Kundera a vendu des millions d’exemplaires de ses essais et romans et tous ont été publiés dans toutes les langues. On peut concevoir qu’il était plusieurs fois millionnaire, mais rien dans sa vie ne le laissait voir. Or, le jour où je lisais sur Kundera, le hasard m’a fait remarquer, dans le Journal de ce matin-là, qu’un richissime Québécois venait de déclarer une faillite aussi monumentale que sa fortune. Sur deux pages complètes, on nous faisait voir son jet privé ainsi que l’extérieur et l’intérieur d’un condo construit sur les trois derniers étages de toute la surface d’un immeuble en hauteur de Miami. Ce condo trois étages est aujourd’hui en vente pour 74 M$.
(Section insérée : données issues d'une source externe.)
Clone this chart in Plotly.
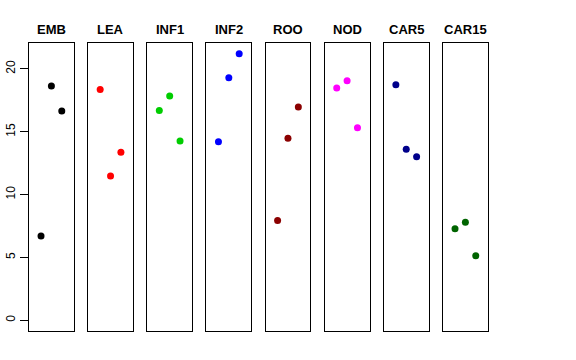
import plotly.graph_objects as go

groups = ["EMB", "LEA", "INF1", "INF2", "ROO", "NOD", "CAR5", "CAR15"]
colors = ["#000000", "#FF0000", "#00CD00", "#0000FF", "#8B0000", "#FF00FF", "#00008B", "#006400"]
x_pos = [1, 2, 3]
values = [
    [6.71, 18.64, 16.65],
    [18.37, 11.48, 13.36],
    [16.70, 17.84, 14.26],
    [14.21, 19.30, 21.21],
    [7.95, 14.48, 16.97],
    [18.48, 19.06, 15.32],
    [18.74, 13.60, 13.02],
    [7.29, 7.80, 5.14],
]
y_ticks = [0, 5, 10, 15, 20]

W, H = 576, 360
left0, step, pw = 29.0, 59.14, 44.8
top_px, bot_px = 43.0, 331.0
title_px = 29.0

fig = go.Figure()
layout = dict(
    width=W, height=H, margin=dict(l=0, r=0, t=0, b=0),
    plot_bgcolor="white", paper_bgcolor="white", showlegend=False,
    font=dict(family="Liberation Sans, Arial, sans-serif", color="black"),
)
annotations = []
for i, (g, c, v) in enumerate(zip(groups, colors, values)):
    n = "" if i == 0 else str(i + 1)
    fig.add_trace(go.Scatter(x=x_pos, y=v, mode="markers",
                             marker=dict(color=c, size=7),
                             xaxis="x" + n, yaxis="y" + n, hoverinfo="skip"))
    x0 = (left0 + i * step) / W
    x1 = (left0 + i * step + pw) / W
    layout["xaxis" + n] = dict(domain=[x0, x1], range=[-0.16, 4.16], showticklabels=False,
                               showgrid=False, zeroline=False, showline=True, mirror=True,
                               linecolor="black", linewidth=1, ticks="", anchor="y" + n,
                               fixedrange=True)
    ya = dict(domain=[1 - bot_px / H, 1 - top_px / H], range=[-0.85, 22.06], showgrid=False,
              zeroline=False, showline=True, mirror=True, linecolor="black", linewidth=1,
              anchor="x" + n, fixedrange=True, automargin=False)
    if i == 0:
        ya.update(tickmode="array", tickvals=y_ticks, ticktext=[str(t) for t in y_ticks],
                  ticks="outside", ticklen=8, tickcolor="black", tickangle=-90,
                  tickfont=dict(size=12, color="black"))
    else:
        ya.update(showticklabels=False, ticks="")
    layout["yaxis" + n] = ya
    annotations.append(dict(x=(x0 + x1) / 2, y=1 - title_px / H, xref="paper", yref="paper",
                            text="<b>" + g + "</b>", showarrow=False,
                            font=dict(size=13, color="black"), xanchor="center", yanchor="middle"))
layout["annotations"] = annotations
fig.update_layout(**layout)
fig.write_html("out.html", config={"displayModeBar": False, "staticPlot": True},
               post_script="document.body.style.margin='0';document.body.style.overflow='hidden';")
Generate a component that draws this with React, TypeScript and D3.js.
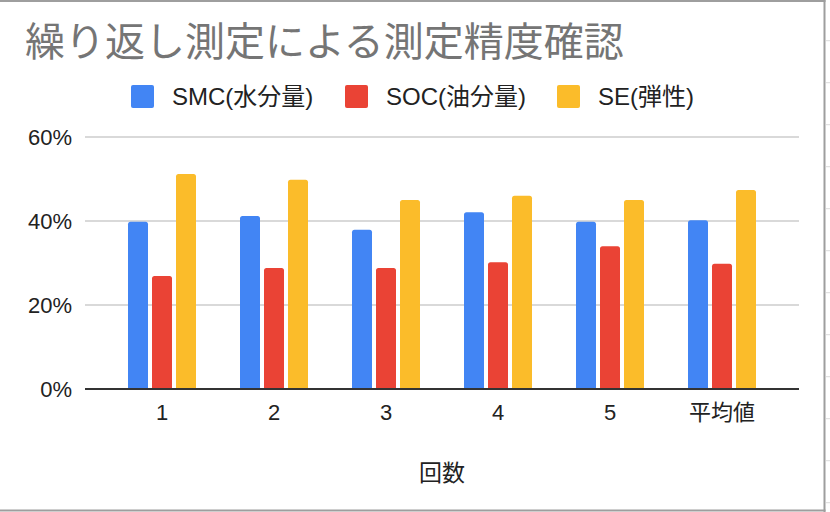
import React from "react";
import * as d3 from "d3";

const categories = ["1", "2", "3", "4", "5", "平均値"];
const seriesNames = ["SMC(水分量)", "SOC(油分量)", "SE(弾性)"];
const smcValues = [39.8, 41.2, 37.9, 42.1, 39.8, 40.2];
const socValues = [26.9, 28.8, 28.8, 30.2, 34.0, 29.8];
const seValues = [51.2, 49.8, 45.0, 46.0, 45.0, 47.4];
const yTicks = [0, 20, 40, 60];
const colors = ["#4285F4", "#EA4335", "#FBBC2A"];

const W = 830;
const H = 512;
const FONT = "'Liberation Sans', Arial, 'Noto Sans CJK JP', sans-serif";

// rounded top corners only
const barPath = (x: number, y: number, w: number, h: number, r: number) =>
  `M${x},${y + h}V${y + r}Q${x},${y} ${x + r},${y}H${x + w - r}Q${x + w},${y} ${x + w},${y + r}V${y + h}Z`;

const App: React.FC = () => {
  const series = [smcValues, socValues, seValues];

  const x = d3
    .scaleBand<string>()
    .domain(categories)
    .range([85, 799])
    .paddingInner(0)
    .paddingOuter(0.1875);

  const inner = d3
    .scaleBand<string>()
    .domain(seriesNames)
    .range([22, 90])
    .paddingInner(1 / 6)
    .paddingOuter(0);

  const y = d3.scaleLinear().domain([0, 60]).range([389, 137]);

  const legendX = [131, 345, 557];

  // faint sheet grid marks outside the chart frame
  const sheetMarks = d3.range(12).map((i) => 40.7 + i * 42);

  return (
    <div style={{ position: "absolute", left: 0, top: 0 }}>
      <svg width={W} height={H} style={{ display: "block", background: "#fff" }}>
        {sheetMarks.map((m, i) => (
          <line key={i} x1={826} x2={830} y1={m} y2={m} stroke="#dadada" strokeWidth={1} />
        ))}

        {/* chart frame */}
        <line x1={0} x2={825.5} y1={1} y2={1} stroke="#9e9e9e" strokeWidth={2} />
        <line x1={824.5} x2={824.5} y1={0} y2={512} stroke="#9e9e9e" strokeWidth={2} />
        <line x1={0} x2={825.5} y1={510.5} y2={510.5} stroke="#9e9e9e" strokeWidth={2} />

        <text x={25} y={56} fontFamily={FONT} fontSize={40} fill="#757575">
          繰り返し測定による測定精度確認
        </text>

        {seriesNames.map((s, i) => (
          <g key={s} transform={`translate(${legendX[i]},85)`}>
            <rect width={23} height={23} rx={2} fill={colors[i]} />
            <text x={41} y={19.5} fontFamily={FONT} fontSize={24} fill="#222">
              {s}
            </text>
          </g>
        ))}

        {yTicks.map((t) => (
          <g key={t}>
            {t !== 0 && (
              <line x1={85} x2={799} y1={y(t)} y2={y(t)} stroke="#cccccc" strokeWidth={1.3} />
            )}
            <text
              x={72}
              y={y(t)}
              dy="0.36em"
              textAnchor="end"
              fontFamily={FONT}
              fontSize={22}
              fill="#222"
            >
              {`${t}%`}
            </text>
          </g>
        ))}

        {categories.map((c, ci) => (
          <g key={c} transform={`translate(${x(c)},0)`}>
            {series.map((vals, si) => {
              const bx = inner(seriesNames[si])!;
              const by = y(vals[ci]);
              return (
                <path
                  key={si}
                  d={barPath(bx, by, inner.bandwidth(), y(0) - by, 2.5)}
                  fill={colors[si]}
                />
              );
            })}
            <text
              x={x.bandwidth() / 2}
              y={420}
              textAnchor="middle"
              fontFamily={FONT}
              fontSize={22}
              fill="#222"
            >
              {c}
            </text>
          </g>
        ))}

        <line x1={85} x2={799} y1={389} y2={389} stroke="#333" strokeWidth={2} />

        <text
          x={(85 + 799) / 2}
          y={481}
          textAnchor="middle"
          fontFamily={FONT}
          fontSize={23}
          fill="#222"
        >
          回数
        </text>
      </svg>
    </div>
  );
};

export default App;
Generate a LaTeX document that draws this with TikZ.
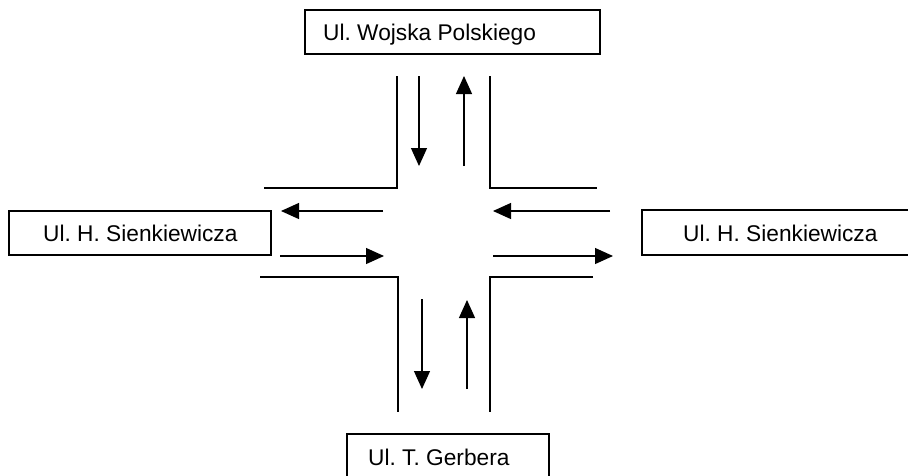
\documentclass[tikz,border=0pt]{standalone}
\usepackage{fontspec}
\setmainfont{Liberation Sans}
\usetikzlibrary{arrows.meta}
\frenchspacing
\begin{document}
\begin{tikzpicture}[x=1pt,y=-1pt,
  streetbox/.style={draw,line width=1.3pt,inner sep=0pt},
  streetname/.style={inner sep=0pt,anchor=base west,font=\fontsize{22.7pt}{26pt}\selectfont},
  kerb/.style={line width=1.2pt},
  flow/.style={line width=1.2pt,-{Triangle[length=18pt,width=16pt]}}]
\useasboundingbox (0,0) rectangle (908,475);

% street name boxes
\draw[streetbox] (305,10) rectangle (600,54);
\node[streetname] (north) at (323,40) {Ul. Wojska Polskiego};
\draw[streetbox] (9,211) rectangle (271,255);
\node[streetname] (west) at (43,241) {Ul. H. Sienkiewicza};
\begin{scope}
\clip (0,0) rectangle (908,475);
\draw[streetbox] (642,210) rectangle (940,255);
\draw[streetbox] (347,434) rectangle (549,500);
\end{scope}
\node[streetname] (east) at (683,241) {Ul. H. Sienkiewicza};
\node[streetname] (south) at (368,465) {Ul. T. Gerbera};

% kerb lines of the crossing
\coordinate (nwA) at (397,76);  \coordinate (nwB) at (397,188); \coordinate (nwC) at (264,188);
\coordinate (neA) at (490,76);  \coordinate (neB) at (490,188); \coordinate (neC) at (597,188);
\coordinate (swA) at (260,277); \coordinate (swB) at (398,277); \coordinate (swC) at (398,412);
\coordinate (seA) at (593,277); \coordinate (seB) at (490,277); \coordinate (seC) at (490,412);
\draw[kerb] (nwA) -- (nwB) -- (nwC);
\draw[kerb] (neA) -- (neB) -- (neC);
\draw[kerb] (swA) -- (swB) -- (swC);
\draw[kerb] (seA) -- (seB) -- (seC);

% traffic directions
\coordinate (n1s) at (419,76);  \coordinate (n1e) at (419,166);
\coordinate (n2s) at (464,166); \coordinate (n2e) at (464,76);
\coordinate (w1s) at (383,211); \coordinate (w1e) at (281,211);
\coordinate (w2s) at (280,256); \coordinate (w2e) at (384,256);
\coordinate (e1s) at (610,211); \coordinate (e1e) at (493,211);
\coordinate (e2s) at (493,256); \coordinate (e2e) at (613,256);
\coordinate (s1s) at (422,299); \coordinate (s1e) at (422,389);
\coordinate (s2s) at (467,389); \coordinate (s2e) at (467,300);
\draw[flow] (n1s) -- (n1e);
\draw[flow] (n2s) -- (n2e);
\draw[flow] (w1s) -- (w1e);
\draw[flow] (w2s) -- (w2e);
\draw[flow] (e1s) -- (e1e);
\draw[flow] (e2s) -- (e2e);
\draw[flow] (s1s) -- (s1e);
\draw[flow] (s2s) -- (s2e);
\end{tikzpicture}
\end{document}
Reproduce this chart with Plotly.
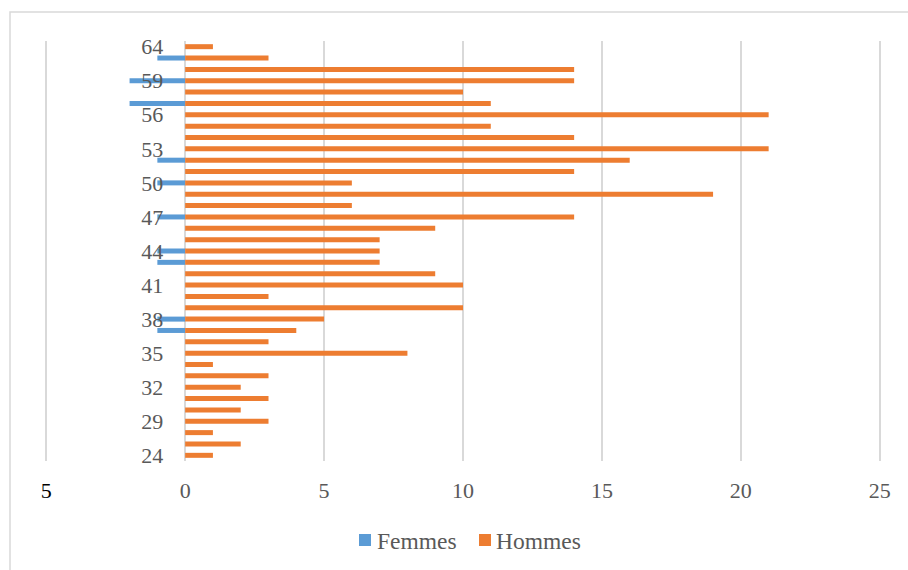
import plotly.graph_objects as go

# Age categories (bottom to top)
ages = ["24", "26", "27", "29", "30", "31", "32", "33", "34", "35", "36", "37", "38",
        "39", "40", "41", "42", "43", "44", "45", "46", "47", "48", "49", "50", "51",
        "52", "53", "54", "55", "56", "57", "58", "59", "61", "63", "64"]

# Counts per age; women are plotted to the left of zero
hommes = [1, 2, 1, 3, 2, 3, 2, 3, 1, 8, 3, 4, 5, 10, 3, 10, 9, 7, 7, 7, 9, 14, 6, 19,
          6, 14, 16, 21, 14, 11, 21, 11, 10, 14, 14, 3, 1]
femmes = [0, 0, 0, 0, 0, 0, 0, 0, 0, 0, 0, 1, 1, 0, 0, 0, 0, 1, 1, 0, 0, 1, 0, 0,
          1, 0, 1, 0, 0, 0, 0, 2, 0, 2, 0, 1, 0]

age_ticks = ["24", "29", "32", "35", "38", "41", "44", "47", "50", "53", "56", "59", "64"]
x_ticks = [-5, 0, 5, 10, 15, 20, 25]
x_ticktext = ["<span style='color:#000000;font-family:Liberation Serif'>5</span>",
              "0", "5", "10", "15", "20", "25"]

series_names = ["Femmes", "Hommes"]
series_colors = ["#5B9BD5", "#ED7D31"]

W, H = 908, 570
L, R, T, B = 44, 26, 41, 109
pw, ph = W - L - R, H - T - B
x_range = [-5.08, 25.08]

family = "Liberation Serif, Times New Roman, serif"
font = dict(family=family, size=22, color="#595959")


def px_x(px):
    return (px - L) / pw


def px_y(py):
    return (H - B - py) / ph


fig = go.Figure()
fig.add_trace(go.Bar(
    y=ages, x=[-v for v in femmes], orientation="h", name=series_names[0],
    marker=dict(color=series_colors[0], line=dict(width=0)),
))
fig.add_trace(go.Bar(
    y=ages, x=hommes, orientation="h", name=series_names[1],
    marker=dict(color=series_colors[1], line=dict(width=0)),
))

# outer chart frame
fig.add_shape(
    type="rect", xref="paper", yref="paper",
    x0=px_x(10), x1=px_x(W + 20), y0=px_y(H + 20), y1=px_y(12),
    line=dict(color="#d9d9d9", width=1.5), fillcolor="rgba(0,0,0,0)",
)

# legend: colour squares with labels, centred under the plot
legend_items = [(359, 376), (479, 495)]
for (sq_x, txt_x), name, color in zip(legend_items, series_names, series_colors):
    fig.add_shape(
        type="rect", xref="paper", yref="paper",
        x0=px_x(sq_x), x1=px_x(sq_x + 12), y0=px_y(546), y1=px_y(534),
        line=dict(width=0), fillcolor=color,
    )
    fig.add_annotation(
        xref="paper", yref="paper", x=px_x(txt_x), y=px_y(541),
        xanchor="left", yanchor="middle", showarrow=False, text=name,
        font=dict(family=family, size=23.5, color="#595959"), borderpad=0,
    )

fig.update_layout(
    width=W, height=H,
    margin=dict(l=L, r=R, t=T, b=B),
    paper_bgcolor="white", plot_bgcolor="white",
    font=font,
    barmode="relative", bargap=0.56,
    showlegend=False,
    xaxis=dict(
        range=x_range, tickvals=x_ticks, ticktext=x_ticktext,
        showgrid=True, gridcolor="#d9d9d9", gridwidth=2,
        zeroline=False, showline=False, ticks="",
        ticklabelstandoff=14, fixedrange=True,
    ),
    yaxis=dict(
        type="category", categoryorder="array", categoryarray=ages,
        range=[-0.5, len(ages) - 0.5],
        tickvals=age_ticks, ticktext=age_ticks,
        anchor="free", position=(0 - x_range[0]) / (x_range[1] - x_range[0]),
        showgrid=False, zeroline=False, showline=False, ticks="",
        ticklabelstandoff=22,
    ),
)

fig.write_html("out.html")
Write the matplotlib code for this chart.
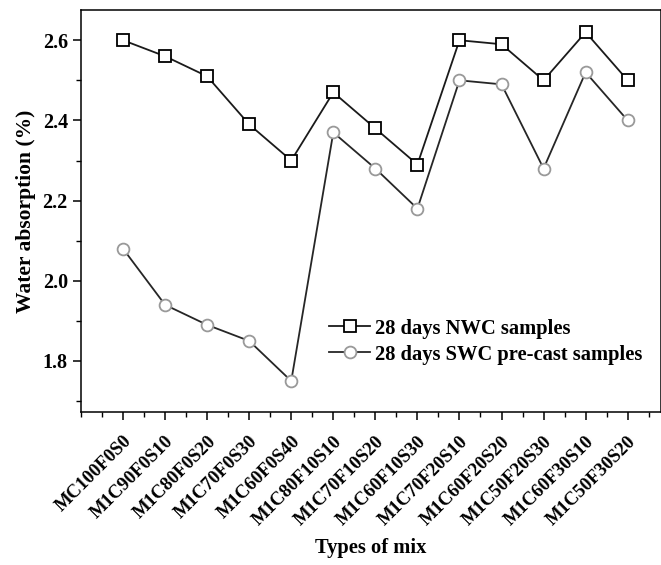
import matplotlib
matplotlib.use("Agg")
import matplotlib.pyplot as plt
import numpy as np
from matplotlib.ticker import MultipleLocator

mixes = [
    "MC100F0S0", "M1C90F0S10", "M1C80F0S20", "M1C70F0S30", "M1C60F0S40",
    "M1C80F10S10", "M1C70F10S20", "M1C60F10S30", "M1C70F20S10", "M1C60F20S20",
    "M1C50F20S30", "M1C60F30S10", "M1C50F30S20",
]
nwc = [2.60, 2.56, 2.51, 2.39, 2.30, 2.47, 2.38, 2.29, 2.60, 2.59, 2.50, 2.62, 2.50]
swc = [2.08, 1.94, 1.89, 1.85, 1.75, 2.37, 2.28, 2.18, 2.50, 2.49, 2.28, 2.52, 2.40]

plt.rcParams.update({
    "font.family": "Liberation Serif",
    "font.weight": "bold",
    "axes.labelweight": "bold",
})

fig = plt.figure(figsize=(6.61, 5.65), dpi=100)
ax = fig.add_axes([0.1225, 0.271, 0.878, 0.711])

x = np.arange(len(mixes))
ax.plot(x, nwc, color="0.1", lw=1.3, marker="s", ms=8, mfc="white", mec="black",
        mew=1.3, label="28 days NWC samples")
ax.plot(x, swc, color="0.15", lw=1.3, marker="o", ms=8.5, mfc="white", mec="0.6",
        mew=1.3, label="28 days SWC pre-cast samples")

ax.set_xlim(-1, 12.8)
ax.set_ylim(1.673, 2.675)
ax.set_xticks(x)
ax.set_xticklabels(mixes, rotation=45, ha="right", rotation_mode="anchor", fontsize=13.5)
ax.xaxis.set_minor_locator(MultipleLocator(0.5))
ax.yaxis.set_major_locator(MultipleLocator(0.2))
ax.yaxis.set_minor_locator(MultipleLocator(0.1))
ax.tick_params(axis="both", which="major", direction="out", length=6, width=1.1)
ax.tick_params(axis="y", which="major", labelsize=14.5)
ax.tick_params(axis="both", which="minor", direction="out", length=3.5, width=1.0)
ax.tick_params(axis="x", pad=9)
for side in ("left", "bottom", "top", "right"):
    ax.spines[side].set_linewidth(1.1)

ax.set_ylabel("Water absorption (%)", fontsize=15.5, labelpad=5)
ax.set_xlabel("Types of mix", fontsize=14.8, labelpad=7)

ax.legend(loc="center left", bbox_to_anchor=(0.428, 0.175), frameon=False,
          fontsize=14.8, handlelength=2.0, handletextpad=0.2, borderaxespad=0.0,
          borderpad=0.0, labelspacing=0.3)

fig.savefig("out.png", dpi=100)
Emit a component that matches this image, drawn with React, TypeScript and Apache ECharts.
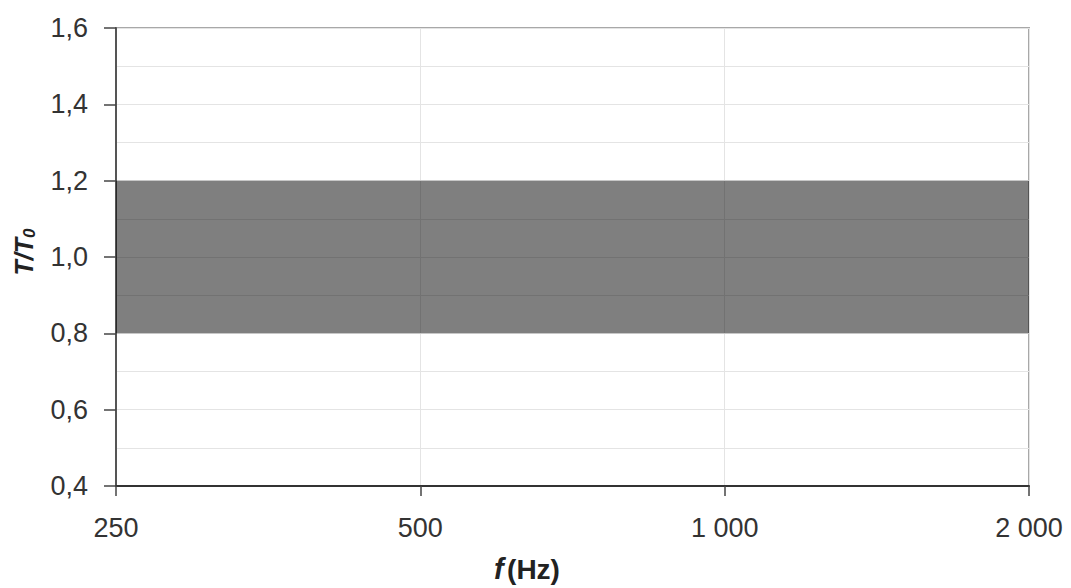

D’où vient ce besoin irrépressible chez les ultras riches d’étaler leur richesse? Est-ce que cette preuve ostentatoire de leurs possessions est une façon pour eux d’être reconnus comme l’un des leurs par les autres ultras riches? Je n’en sais rien. Chose certaine, après une faillite monumentale et un retour forcé chez les êtres humains, on peut espérer que l’ultra riche retrouvera cette petite composante du bonheur : le désir.